Coming for the Real You.

I'm hoping to share thoughts, fun and insightful information and aha moments with all to better serve ourselves and the universe.

My background is that of Executive Secretary for the local Electric company (11 years).

Certified Personal Trainer (since 1991) and Fitness Consultant for my own company, Beachin Bodies (6 years) and certified in Reiki and Nutrition with training in Cranial Sacral work, Tai Chi, and Meditation. Certified as a Professional Life Coach (2015); Minister at Universal Life Church (2016);

and, possibly, most important,

my own journey through illness and avenues, roads and roadblocks that I have taken to find the real me. (35 plus years).

The me that I was born as. The me that is the all-knowing. I believe the search is endless and we are here to learn and to love and to share it all.










Tuesday, November 16, 2010

Abuse

Forgive me ahead of time. I am sorry for any offense people may feel.  I come from a place of love.   I do not know what terrible, terrible abuse is like personally.  This is a very general assessment that comes from only me and my life experiences.  I pray for the victim to know options and change their story today.  I believe the victim deep down is one of the strongest, most courageous humans in the world to be able to keep going forward while being abused.  I cannot imagine the strength it takes to do this.  My wish is for this person to use that strength to go forward for themselves.  Step though the fear and use their strength that is so apparent to me to change their lives.  It is their life and if there is one 'flame' of their true self inside; my wish is for that flame to grow and for them to be able to follow their happy.  They certainly do not owe the abuser ANYTHING.  My wish is for the victim to think of no one but themselves first to change the abuse in their lives.  Again, I am sorry if my thinking hurts.  I wish you  love and being able to be the truest version of you.  The version of you that was intended through love and is in you somewhere; even though it may not be easily apparent, I know you were born with it.

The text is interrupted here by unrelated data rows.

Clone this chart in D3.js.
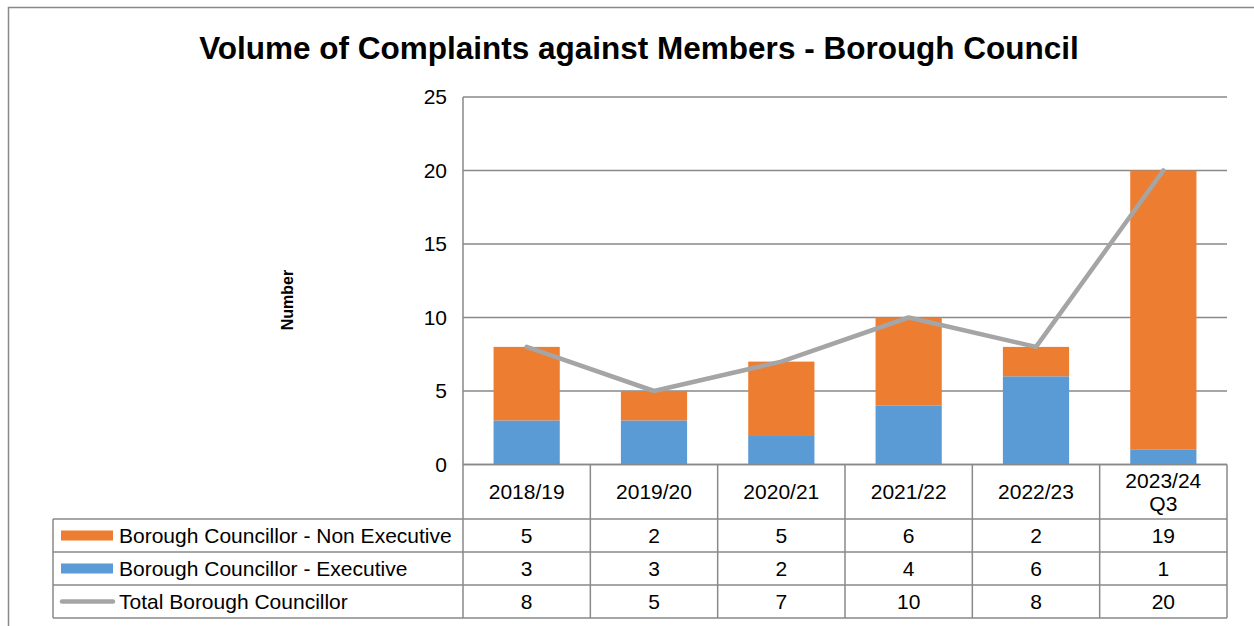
<!DOCTYPE html>
<html><head><meta charset="utf-8">
<script src="https://cdn.jsdelivr.net/npm/d3@7"></script>
<style>html,body{margin:0;padding:0;background:#fff;}svg{display:block;font-family:"Liberation Sans",Arial,sans-serif;}</style>
</head><body>
<svg id="chart" width="1254" height="626"></svg>
<script>
const categories = ["2018/19","2019/20","2020/21","2021/22","2022/23","2023/24\nQ3"];
const nonExecutive = [5,2,5,6,2,19];
const executive = [3,3,2,4,6,1];
const total = [8,5,7,10,8,20];
const yTicks = [0,5,10,15,20,25];
const seriesNames = ["Borough Councillor - Non Executive","Borough Councillor - Executive","Total Borough Councillor"];
const colors = {nonExec:"#ED7D31", exec:"#5B9BD5", total:"#A5A5A5"};

const svg = d3.select("#chart");
const W = 1254, H = 626;
svg.append("rect").attr("width",W).attr("height",H).attr("fill","#fff");
// outer chart border (clipped at right/bottom)
svg.append("rect").attr("x",8.5).attr("y",7.5).attr("width",1300).attr("height",700)
  .attr("fill","none").attr("stroke","#898989").attr("stroke-width",1.5);

const plot = {left:463, right:1227, top:97, bottom:464.5};
const gridColor = "#898989";

svg.append("text").attr("x",639).attr("y",59).attr("text-anchor","middle")
  .attr("font-size",31.5).attr("font-weight","bold").attr("fill","#000")
  .text("Volume of Complaints against Members - Borough Council");

const x = d3.scaleBand().domain(categories).range([plot.left,plot.right]).paddingInner(0.48).paddingOuter(0.24);
const col = d3.scaleBand().domain(categories).range([plot.left,plot.right]).padding(0);
const y = d3.scaleLinear().domain([0,25]).range([plot.bottom,plot.top]);

// gridlines
svg.append("g").selectAll("line").data(yTicks).join("line")
  .attr("x1",plot.left).attr("x2",plot.right)
  .attr("y1",d=>y(d)).attr("y2",d=>y(d))
  .attr("stroke",gridColor).attr("stroke-width",1.5);

// y axis tick labels via d3 axis
const yAxis = d3.axisLeft(y).tickValues(yTicks).tickSize(0).tickPadding(16);
const ya = svg.append("g").attr("transform",`translate(${plot.left},0)`).call(yAxis);
ya.select(".domain").remove();
ya.selectAll("text").attr("font-size",21).attr("fill","#000").attr("font-family","Liberation Sans, Arial, sans-serif");

// y axis title
svg.append("text").attr("transform","translate(293,300) rotate(-90)").attr("text-anchor","middle")
  .attr("font-size",16).attr("font-weight","bold").text("Number");

// stacked bars
const rows = categories.map((c,i)=>({c, exec:executive[i], non:nonExecutive[i], tot:total[i]}));
svg.append("g").selectAll("rect").data(rows).join("rect")
  .attr("x",d=>x(d.c)).attr("width",x.bandwidth())
  .attr("y",d=>y(d.exec)).attr("height",d=>y(0)-y(d.exec)).attr("fill",colors.exec);
svg.append("g").selectAll("rect").data(rows).join("rect")
  .attr("x",d=>x(d.c)).attr("width",x.bandwidth())
  .attr("y",d=>y(d.exec+d.non)).attr("height",d=>y(d.exec)-y(d.exec+d.non)).attr("fill",colors.nonExec);

// total line
const line = d3.line().x(d=>x(d.c)+x.bandwidth()/2).y(d=>y(d.tot));
svg.append("path").datum(rows).attr("d",line).attr("fill","none")
  .attr("stroke",colors.total).attr("stroke-width",4.5).attr("stroke-linejoin","round").attr("stroke-linecap","round");

// y axis line
svg.append("line").attr("x1",plot.left).attr("x2",plot.left).attr("y1",plot.top).attr("y2",618)
  .attr("stroke",gridColor).attr("stroke-width",1.5);

// data table
const rowY = [464.5, 519, 552, 585, 618];
const tableLeft = 53;
const tg = svg.append("g");
// horizontal lines
tg.append("line").attr("x1",plot.left).attr("x2",plot.right).attr("y1",rowY[0]).attr("y2",rowY[0]).attr("stroke",gridColor).attr("stroke-width",1.5);
[1,2,3,4].forEach(k=>{
  tg.append("line").attr("x1",tableLeft).attr("x2",plot.right).attr("y1",rowY[k]).attr("y2",rowY[k]).attr("stroke",gridColor).attr("stroke-width",1.5);
});
// vertical lines
tg.append("line").attr("x1",tableLeft).attr("x2",tableLeft).attr("y1",rowY[1]).attr("y2",rowY[4]).attr("stroke",gridColor).attr("stroke-width",1.5);
categories.forEach(c=>{
  const xr = col(c)+col.bandwidth();
  tg.append("line").attr("x1",xr).attr("x2",xr).attr("y1",rowY[0]).attr("y2",rowY[4]).attr("stroke",gridColor).attr("stroke-width",1.5);
});
// header labels
categories.forEach(c=>{
  const lines = c.split("\n");
  const cx = col(c)+col.bandwidth()/2;
  const mid = (rowY[0]+rowY[1])/2;
  const lh = 23;
  const t = tg.append("text").attr("text-anchor","middle").attr("font-size",21).attr("fill","#000");
  lines.forEach((ln,j)=>{
    t.append("tspan").attr("x",cx).attr("y", mid + 7.5 + (j-(lines.length-1)/2)*lh).text(ln);
  });
});
// values
const tableSeries = [nonExecutive, executive, total];
tableSeries.forEach((vals,r)=>{
  const cy = (rowY[r+1]+rowY[r+2])/2;
  categories.forEach((c,i)=>{
    tg.append("text").attr("x",col(c)+col.bandwidth()/2).attr("y",cy+7.5)
      .attr("text-anchor","middle").attr("font-size",21).attr("fill","#000").text(vals[i]);
  });
  // legend
  if(r<2){
    tg.append("rect").attr("x",61).attr("y",cy-5).attr("width",52).attr("height",10)
      .attr("fill", r===0?colors.nonExec:colors.exec);
  } else {
    tg.append("line").attr("x1",62).attr("x2",113).attr("y1",cy).attr("y2",cy)
      .attr("stroke",colors.total).attr("stroke-width",4.5).attr("stroke-linecap","round");
  }
  tg.append("text").attr("x",119).attr("y",cy+7.5).attr("font-size",21).attr("fill","#000").text(seriesNames[r]);
});
</script>
</body></html>
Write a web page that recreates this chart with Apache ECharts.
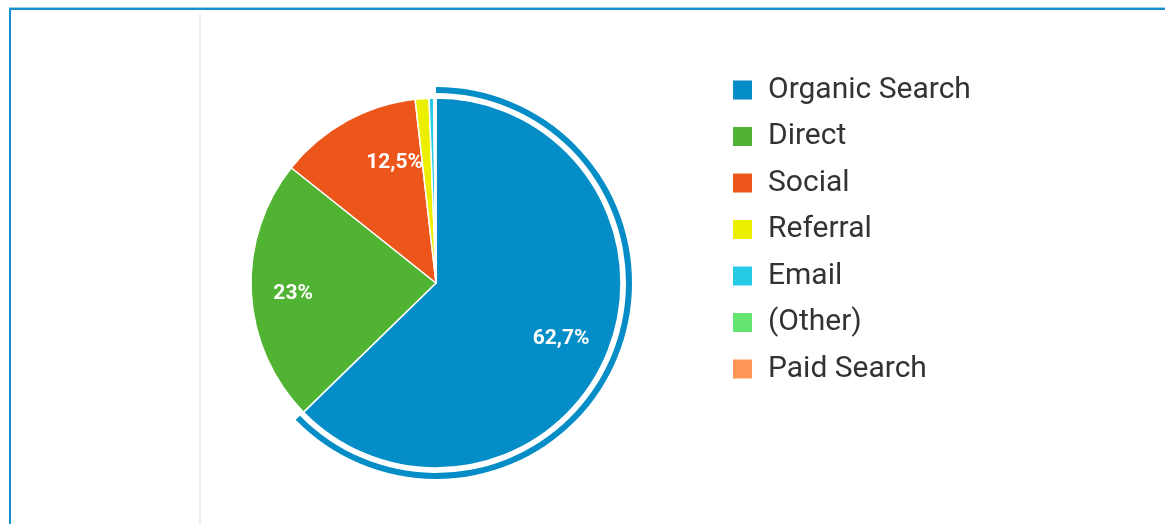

I've been thinking about abuse alot lately.  It saddens me to think about it.  It really is a horrible thing for both parties. 

I believe neither one is living their truth or following their happy.

I believe the abused is a victim that ceratinly is not living their own worth.  They may not know any other option or way.  I certainly wish I could change it for them and today in this moment.  I hate the thought of someone being hurt by another person and a person who declares love for them at that.  There may be nothing more horrifying. 

The abuser may not know any other option or way and is certainly lost and, perhaps, they may not know their underlying worth.  They certainly are not being what they were born to be.  I think (I do not know) that many abusers are not enjoying their lives either.  I think some people may say who cares about the abuser.  I think care and love may be the best, if not only, way out of this way of living.

It has to be torturous for all involved.  Is it usually fear, pain, insecurity, feeling unloved that is present in these situations.   If feelings of self-worth, true love and safeness were put into the mix, would things be able to change more readily or more easy.   

I see pain in all the people involved.  Great, great pain.   I see shame; I see fear; I see anger; I see dread.  I see these things coming from everyone involved.  Again, if pride, love, and trust that what they need they can give themselves now as adults were within their reach, would things be able to change now.

What would the world look like without abuse in it.  It's time to start finding out.  I wish it was a much easier street than it is. 

A  All are affected
B   Beyond Time to Change
U   Unacceptable
S    Story - Time for a new story
E    End the hurt

I believe that if I even ask myself if I wonder if this is abuse, then most likely I am being hurt and it's time for me to change something, anything that is within my power today. 

My wish to for us to try not to turn our heads away from the reality of this and let go of fear (even if we pretend to for a moment)  and get to our deep knowing of the first step to take.

May we all live a life without abuse of one another.  Is there something you can do today to alter an abusive relationship?  I certainly want that for you.